Kerala finance minister Thomas Isaac told reporters in Srinagar that the state wants jewellery to be taxed at 5% against 1.5% that the industry has been demanding.
“Gold is a luxury product. It is not a necessity. Price of gold has quadrupled in the last one decade. Nobody had any problem. What is the big trouble with a 5% tax on jewellery. We are very reasonable people (at the Council). We will discuss,” said Isaac.
The minister said he was confident of the Council meeting the 1 July deadline as it is only a question of a few details to be finalised. The Council is set to finalise fitting various goods and services to the rates identified earlier. While services may attract 12% or 18%, goods may fall into any of the five slabs—5%, 12%, 18%, 28% and 28% plus cess.

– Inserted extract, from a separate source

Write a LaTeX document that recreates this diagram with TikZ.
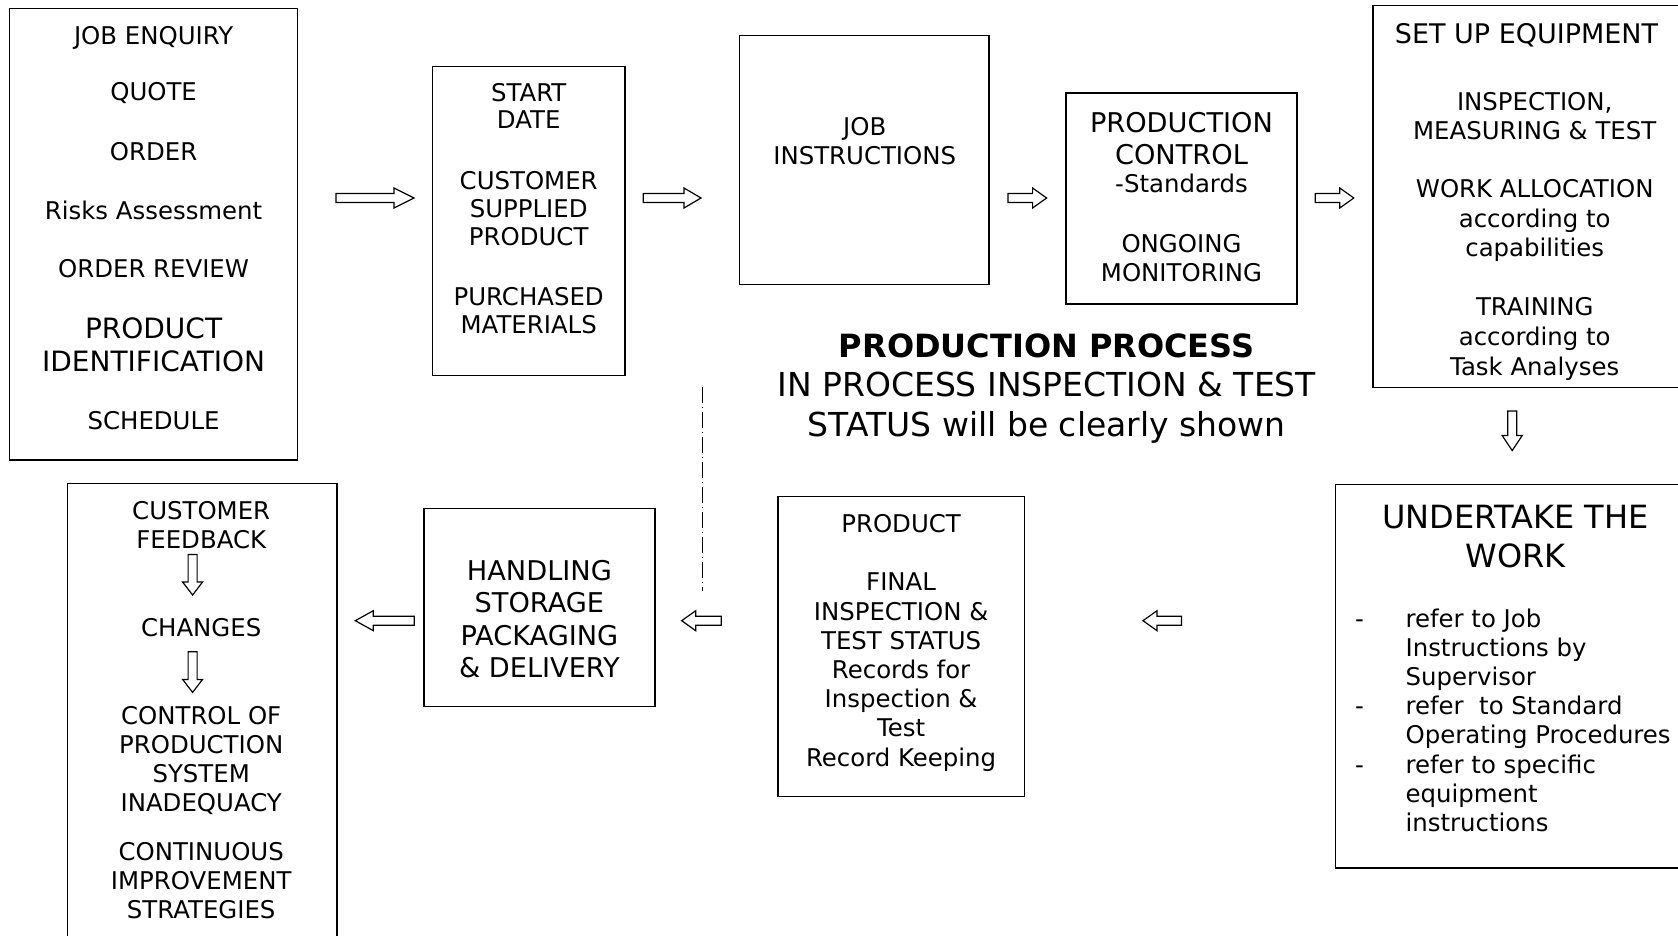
\documentclass[tikz,border=0pt]{standalone}
\usepackage{fontspec}
\setmainfont{DejaVu Sans}
\begin{document}
\begin{tikzpicture}[x=0.5pt,y=-0.5pt,
  box/.style={draw, line width=0.7pt, rectangle, inner sep=0},
  txt/.style={align=center, inner sep=0, font=\fontsize{12.2}{14.5}\selectfont},
  mid/.style={align=center, inner sep=0, font=\fontsize{13.6}{16.2}\selectfont},
  arrline/.style={draw, line width=0.6pt, fill=white},
  pics/barr/.style 2 args={code={\draw[arrline] (0,-4.5) -- ({#1-#2},-4.5) -- ({#1-#2},-10) -- (#1,0) -- ({#1-#2},10) -- ({#1-#2},4.5) -- (0,4.5) -- cycle;}},
  dashdot/.style={line width=0.5pt, dash pattern=on 8pt off 2pt on 0.5pt off 2pt}
]
\useasboundingbox (0,0) rectangle (1678,936);
\clip (0,0) rectangle (1678,936);
\fill[white] (0,0) rectangle (1678,936);

% ---- boxes ----
\node[box, minimum width=143.95pt, minimum height=225.8pt] (b1) at (153.55,234.4) {};
\node[box, minimum width=96.3pt, minimum height=154.6pt] (b2) at (528.7,221.0) {};
\node[box, minimum width=124.7pt, minimum height=124.7pt] (b3) at (864.2,160.0) {};
\node[box, minimum width=115.6pt, minimum height=105.4pt] (b4) at (1181.5,198.5) {};
\node[box, minimum width=163.45pt, minimum height=191pt] (b5) at (1536.55,196.4) {};
\node[box, minimum width=182.2pt, minimum height=191.55pt] (b6) at (1517.8,676.35) {};
\node[box, minimum width=123.1pt, minimum height=149.8pt] (b7) at (901.1,646.4) {};
\node[box, minimum width=115.6pt, minimum height=99pt] (b8) at (539.4,607.3) {};
\node[box, minimum width=134.85pt, minimum height=238.15pt] (b9) at (202.25,721.85) {};

% ---- box 1 ----
\node[txt] (t1a) at (153.6,37.4) {JOB ENQUIRY};
\node[txt] (t1b) at (153.6,93.1) {QUOTE};
\node[txt] (t1c) at (153.6,152.0) {ORDER};
\node[txt] (t1d) at (153.6,210.9) {Risks Assessment};
\node[txt] (t1e) at (153.6,268.7) {ORDER REVIEW};
\node[align=center, inner sep=0, font=\fontsize{14}{16.5}\selectfont] (t1f) at (153.6,345.2) {PRODUCT\\IDENTIFICATION};
\node[txt] (t1g) at (153.6,420.6) {SCHEDULE};

% ---- box 2 ----
\node[txt, font=\fontsize{12.2}{13.9}\selectfont] (t2a) at (528.7,106.0) {START\\DATE};
\node[txt, font=\fontsize{12.2}{13.9}\selectfont] (t2b) at (528.7,208.7) {CUSTOMER\\SUPPLIED\\PRODUCT};
\node[txt, font=\fontsize{12.2}{13.9}\selectfont] (t2c) at (528.7,310.9) {PURCHASED\\MATERIALS};

% ---- box 3 ----
\node[txt] (t3a) at (864.7,140.7) {JOB\\INSTRUCTIONS};

% ---- box 4 ----
\node[mid] (t4a) at (1181.5,138.6) {PRODUCTION\\CONTROL};
\node[txt] (t4b) at (1181.5,183.0) {-Standards};
\node[txt] (t4c) at (1181.5,258.0) {ONGOING\\MONITORING};

% ---- box 5 ----
\node[txt, font=\fontsize{13.5}{16}\selectfont] (t5a) at (1526.5,35.3) {SET UP EQUIPMENT};
\node[txt, font=\fontsize{12.2}{14.8}\selectfont] (t5b) at (1534.7,116.0) {INSPECTION,\\MEASURING \& TEST};
\node[txt, font=\fontsize{12.2}{14.8}\selectfont] (t5c) at (1534.7,220.5) {WORK ALLOCATION\\according to\\capabilities};
\node[txt, font=\fontsize{12.2}{14.8}\selectfont] (t5d) at (1534.7,339.0) {TRAINING\\according to\\Task Analyses};

% ---- box 6 ----
\node[align=center, inner sep=0, font=\fontsize{16}{19.8}\selectfont] (t6a) at (1515.4,536.6) {UNDERTAKE THE\\WORK};
\node[align=left, inner sep=0, font=\fontsize{12.2}{14.6}\selectfont, anchor=west] (t6b) at (1405.2,720.2)
  {\llap{\makebox[25.2pt][l]{-}}refer to Job\\Instructions by\\Supervisor\\
   \llap{\makebox[25.2pt][l]{-}}refer\ \ to Standard\\Operating Procedures\\
   \llap{\makebox[25.2pt][l]{-}}refer to specific\\equipment\\instructions};

% ---- box 7 ----
\node[txt] (t7a) at (901.1,523.3) {PRODUCT};
\node[txt, font=\fontsize{12.2}{14.6}\selectfont] (t7b) at (901.1,672.1) {FINAL\\INSPECTION \&\\TEST STATUS\\Records for\\Inspection \&\\Test\\Record Keeping};

% ---- box 8 ----
\node[mid] (t8a) at (539.4,619.1) {HANDLING\\STORAGE\\PACKAGING\\\& DELIVERY};

% ---- box 9 ----
\node[txt] (t9a) at (201.2,524.9) {CUSTOMER\\FEEDBACK};
\node[txt] (t9b) at (201.2,627.2) {CHANGES};
\node[txt] (t9c) at (201.2,760.3) {CONTROL OF\\PRODUCTION\\SYSTEM\\INADEQUACY};
\node[txt] (t9d) at (201.2,880.8) {CONTINUOUS\\IMPROVEMENT\\STRATEGIES};

% ---- centre title ----
\node[inner sep=0, font=\fontsize{16}{19.8}\selectfont\bfseries] (ttl) at (1046.7,345.6) {PRODUCTION PROCESS};
\node[align=center, inner sep=0, font=\fontsize{16.5}{20.2}\selectfont] (ttl2) at (1046.7,407.7) {IN PROCESS INSPECTION \& TEST\\STATUS will be clearly shown};

% ---- block arrows ----
\pic at (336,198) {barr={78}{20}};
\pic at (643.2,198) {barr={57.8}{17}};
\pic at (1008,198) {barr={38.6}{14}};
\pic at (1315.3,198) {barr={38.5}{14}};
\pic[rotate=-90] at (1512.2,411) {barr={39.6}{15}};
\pic[rotate=180] at (1181.5,620.7) {barr={38.5}{14}};
\pic[rotate=180] at (721.3,620.7) {barr={39.6}{14}};
\pic[rotate=180] at (414.2,620.7) {barr={58.9}{18}};
\pic[rotate=-90] at (192.6,554.4) {barr={40.6}{13}};
\pic[rotate=-90] at (192.6,651.8) {barr={40.6}{13}};

% ---- dash-dot line ----
\coordinate (dd1) at (702.1,387.4);
\coordinate (dd2) at (702.1,590.8);
\draw[dashdot] (dd1) -- (dd2);
\end{tikzpicture}
\end{document}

Delhi deputy chief minister Manish Sisodia said he has raised some concerns. “The definition of the destination where a service is delivered is very vague. For example, in the case of advertising services delivered across the country, how will we define the destination and how the tax collected will be apportioned. If not today, this issue has to be taken up in the future,” said Sisodia. The minister said that on Thursday and Friday, the Council will discuss the fitment of commodities and services in the tax rates.
J&K finance minister Haseeb Drabu, who is hosting the meeting in the state capital, said GST will eliminate the cascading effect of taxes, that is tax on tax, which will benefit consumers. “Importing states such as J&K will benefit from GST as it is destination-based tax on consumption. It is our estimate that the state will benefit by Rs1,500-2,000 crore a year because of this shift to GST. Common man will benefit from lower prices,” said Drabu.
The industry is waiting for clarity on the tax rate that commodities and services would attract to manage the transition, although policy makers have been saying it would be a revenue neutral exercise.